Why Treaties Matter: Self-Government in the Dakota and Ojibwe Nations is an exhibition, an event, and a conversation whose issues and themes have been identified and prioritized by the 11 sovereign nations that share the same geography as Minnesota. The realization and ongoing success of this project is the result of deep collaboration between these sovereign nations, the Minnesota Indian Affairs Council (a state agency), the Smithsonian Institution’s National Museum of the American Indian, and the Minnesota Humanities Center. The content, focus, and design of the Why Treaties Matter project comes directly from the state’s American Indian nations so as to place American Indians at the center of a narrative that so often characterizes their existence as, at best, peripheral to the historical record. The important issues identified by the tribes are outlined in the title of each exhibit banner: 

  • We Have Always Been Sovereign Nations
  • A Deep Connection to Place 
  • The Native Origins of Sovereignty
  • Treaty Making in America
  • U.S.—American Indian Treaties in Minnesota
  • How Treaties Changed Lands and Lifeways
  • Ojibwe Rights Retained
  • The Dakota Reaction to Broken Treaties
  • Dakota Diaspora
  • Facing Dislocation
  • Allotment: Dismantling Tribal Land Ownership
  • Exploitation of Tribal Land
  • Defending Treaty Rights in the 20th Century [and beyond?]
  • The Origins of Modern Tribal Government
  • Why Treaties Matter Today: Tribal Government
  • Respecting and Managing Natural Resources
  • Sovereignty Through Economic Development
  • Taking Care of the People
  • Treaties as Living Documents

The 11 sovereign nations identified these issues through a series of carefully coordinated in-person meetings with tribal leadership in their communities. MIAC staff and Humanities Center consultants met with tribal leaders to seek guidance on how the project should proceed, discuss what issues each community wanted to address, and gather feedback regarding the project’s overall concept and goals. In drafting the exhibit script, tribal leaders from each tribe reviewed the text two or more times to ensure the themes, ideas, issues, and narrative represent an authentic indigenous point of view on each issue.

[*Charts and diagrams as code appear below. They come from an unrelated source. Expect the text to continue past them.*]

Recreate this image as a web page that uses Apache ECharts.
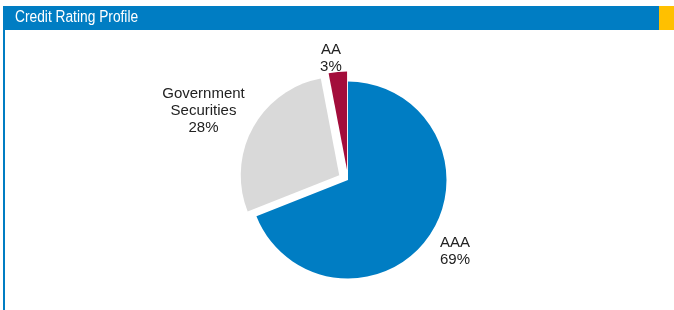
<!DOCTYPE html>
<html>
<head>
<meta charset="utf-8">
<script src="https://cdn.jsdelivr.net/npm/echarts@6/dist/echarts.min.js"></script>
<style>
  html, body { margin: 0; padding: 0; background: #fff; }
  #chart { width: 674px; height: 310px; }
</style>
</head>
<body>
<div id="chart"></div>
<script>
  // credit rating split, clockwise from 12 o'clock
  var ratings = ['AAA', 'Government\nSecurities', 'AA'];
  var shares = [69, 28, 3];
  var colors = ['#007DC3', '#D9D9D9', '#A30D3B'];
  var exploded = [false, true, true];

  // label placement: radial distance past the rim, and gap to the chart edge
  var labelReach = [29, 35, 14];
  var labelEdge = [204, 171, 321];

  var mychart = echarts.init(document.getElementById('chart'));
  var pieData = ratings.map(function (name, i) {
    return {
      name: name,
      value: shares[i],
      selected: exploded[i],
      itemStyle: { color: colors[i] },
      label: { edgeDistance: labelEdge[i] },
      labelLine: { length: labelReach[i], length2: 0 }
    };
  });

  var option = {
    animation: false,
    graphic: [
      { type: 'rect', shape: { x: 3, y: 6, width: 656, height: 24 }, style: { fill: '#007DC3' } },
      { type: 'rect', shape: { x: 659, y: 6, width: 15, height: 24 }, style: { fill: '#FFC000' } },
      { type: 'rect', shape: { x: 3, y: 30, width: 2, height: 280 }, style: { fill: '#007DC3' } },
      {
        type: 'text', x: 15, y: 10, scaleX: 0.86,
        style: {
          text: 'Credit Rating Profile',
          fill: '#fff',
          font: '16px "Liberation Sans", Arial, sans-serif'
        }
      }
    ],
    series: [{
      type: 'pie',
      center: [348, 180],
      radius: 98.5,
      startAngle: 90,
      clockwise: true,
      selectedMode: 'multiple',
      selectedOffset: 10,
      avoidLabelOverlap: false,
      emphasis: { disabled: true },
      label: {
        show: true,
        position: 'outside',
        alignTo: 'edge',
        overflow: 'none',
        formatter: '{c|{b}}\n{c|{d}%}',
        rich: {
          c: {
            align: 'center',
            color: '#222',
            fontSize: 15,
            lineHeight: 17,
            fontFamily: '"Liberation Sans", Arial, sans-serif'
          }
        }
      },
      labelLine: { show: false },
      data: pieData
    }]
  };
  mychart.setOption(option);
</script>
</body>
</html>
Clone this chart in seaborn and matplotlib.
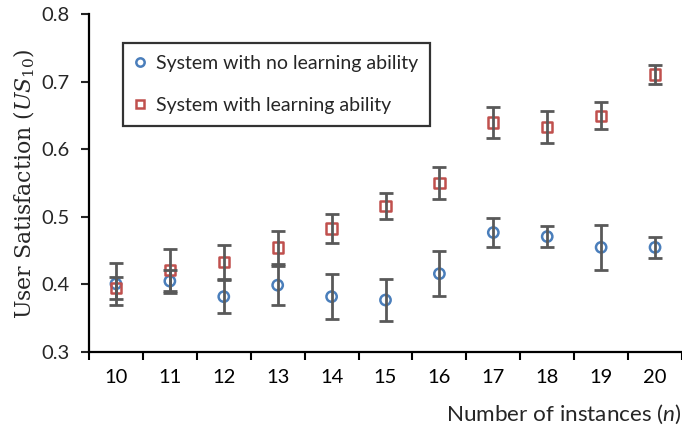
import numpy as np
import pandas as pd
import matplotlib
matplotlib.use("Agg")
import matplotlib.pyplot as plt
import seaborn as sns

# ---------------- Datos ----------------
instancias = [10, 11, 12, 13, 14, 15, 16, 17, 18, 19, 20]

sin_aprendizaje = [0.401, 0.405, 0.382, 0.399, 0.382, 0.377, 0.416, 0.477, 0.471, 0.455, 0.455]
err_sin = [0.031, 0.017, 0.024, 0.029, 0.033, 0.031, 0.033, 0.022, 0.016, 0.033, 0.016]

con_aprendizaje = [0.395, 0.421, 0.433, 0.455, 0.483, 0.516, 0.550, 0.640, 0.633, 0.650, 0.711]
err_con = [0.016, 0.031, 0.025, 0.024, 0.022, 0.019, 0.024, 0.023, 0.024, 0.020, 0.014]

etiquetas = ["System with no learning ability", "System with learning ability"]

# ---------------- Estilo ----------------
sns.set_style("ticks")
plt.rcParams["font.family"] = ["Lato", "DejaVu Sans"]
plt.rcParams["mathtext.fontset"] = "custom"
plt.rcParams["mathtext.it"] = "Lato:italic"
plt.rcParams["mathtext.rm"] = "Lato"

azul = "#4a7ebb"
rojo = "#c0504d"
gris = "#595959"

df = pd.DataFrame({
    "n": instancias * 2,
    "us": sin_aprendizaje + con_aprendizaje,
    "err": err_sin + err_con,
    "serie": [etiquetas[0]] * len(instancias) + [etiquetas[1]] * len(instancias),
})

fig = plt.figure(figsize=(6.82, 4.26), dpi=100)
ax = fig.add_axes([0.1305, 0.1737, 0.8695, 0.7923])

# Barras de error
for serie in etiquetas:
    d = df[df.serie == serie]
    ax.errorbar(d.n, d.us, yerr=d.err, fmt="none", ecolor=gris, elinewidth=2,
                capsize=5, capthick=2, zorder=3)

# Marcadores (huecos)
sns.scatterplot(data=df, x="n", y="us", hue="serie", style="serie",
                palette=[azul, rojo], markers=["o", "s"], hue_order=etiquetas,
                style_order=etiquetas, s=55, linewidth=1.8,
                ax=ax, zorder=2, legend=False)
cols = [azul if s == etiquetas[0] else rojo for s in df.serie]
ax.collections[-1].set_facecolor("none")
ax.collections[-1].set_edgecolor(cols)

# Ejes
ax.set_ylim(0.3, 0.8)
ax.set_yticks([0.3, 0.4, 0.5, 0.6, 0.7, 0.8])
ax.set_yticklabels(["0.3", "0.4", "0.5", "0.6", "0.7", "0.8"])
ax.set_xlim(9.5, 20.39)
ax.set_xticks(instancias)
ax.set_xticks(np.arange(9.5, 20.6, 1.0), minor=True)
ax.tick_params(axis="x", which="major", length=0, pad=12, labelsize=14.5, colors="black")
ax.tick_params(axis="x", which="minor", length=6, width=1.5, direction="out", color="black")
ax.tick_params(axis="y", length=6, width=1.5, direction="out", labelsize=14.5, pad=8)

sns.despine(ax=ax)
for lado in ["left", "bottom"]:
    ax.spines[lado].set_linewidth(1.6)
    ax.spines[lado].set_color("black")

ax.set_xlabel("Number of instances ($\\mathit{n}$)", fontsize=16.2)
ax.xaxis.set_label_coords(1.0, -0.15)
ax.xaxis.label.set_horizontalalignment("right")
ax.set_ylabel("User Satisfaction ($\\mathit{US}_{10}$)", fontsize=15.8,
              family=["DejaVu Serif"], math_fontfamily="dejavuserif")
ax.yaxis.set_label_coords(-0.087, 0.5)

# Leyenda
h1 = plt.Line2D([], [], marker="o", ls="none", mfc="none", mec=azul, mew=1.8, ms=6)
h2 = plt.Line2D([], [], marker="s", ls="none", mfc="none", mec=rojo, mew=1.8, ms=6)
leg = ax.legend([h1, h2], etiquetas, loc="upper left", bbox_to_anchor=(0.057, 0.915),
                fontsize=14, frameon=True, fancybox=False, handlelength=0.6,
                handletextpad=0.5, borderpad=0.6, labelspacing=1.3, borderaxespad=0)
leg.get_frame().set_edgecolor("black")
leg.get_frame().set_linewidth(1.6)

fig.savefig("out.png", dpi=100)
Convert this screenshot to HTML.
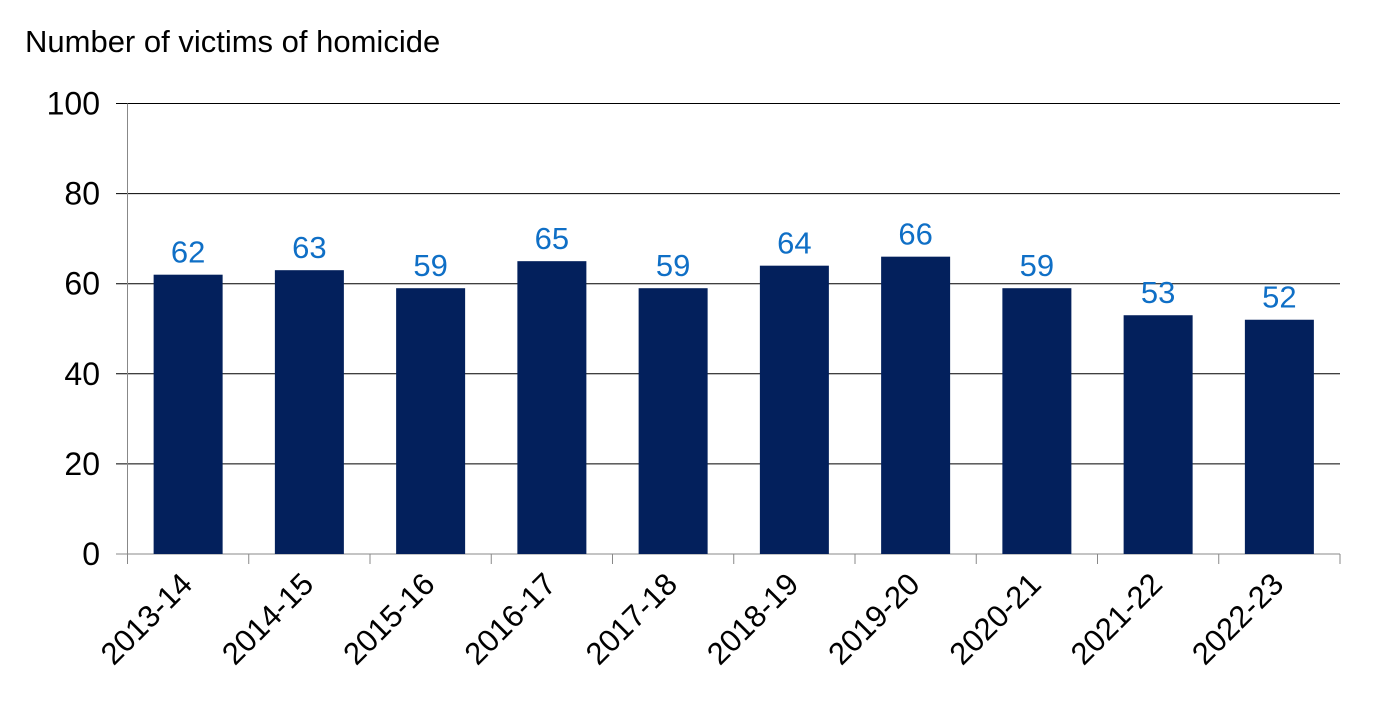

During this process of continual collaboration and engagement, a multi-platform project that helps both students and the general public deepen their knowledge and understanding of Ojibwe and Dakota treaties as important living documents emerged. Why Treaties Matter came together as a project that achieves a remarkable cross-sector impact through four components: a traveling exhibit, including community engagement events and activities; an interactive website; education resources, including a companion Educator Guide for the Why Treaties Matter exhibit; and host site and educator community engagement capacity building. This final component responds to the need for host sites and educators to work with and within Dakota and Ojibwe communities in order to host the exhibit “in a good way” that centers indigenous voices and honors the project’s spirit of collaboration and community. Drawing from the knowledge of indigenous content partners and the Humanities Center’s work with educators, these community engagement workshops not only prepare host sites and educators to handle the exhibit with care, but they also broaden participants’ worldviews and give them the skills to deepen their personal and professional relationships with students and indigenous communities – outcomes that set the foundation for increased engagement while hosting the exhibit and beyond.

As an example of deep collaboration and community-driven programming, Why Treaties Matter represents the work of the Minnesota Humanities Center and our absent narratives approach at its very best. Through this project, we bring resources and institutional humility to learn from and with communities while working together to examine complex issues through humanistic inquiry. In so doing, we challenge an exclusive story of Minnesota’s past by inverting the dominant narrative and centering the perspectives of indigenous peoples whose knowledge of treaties has long been absented and overwritten.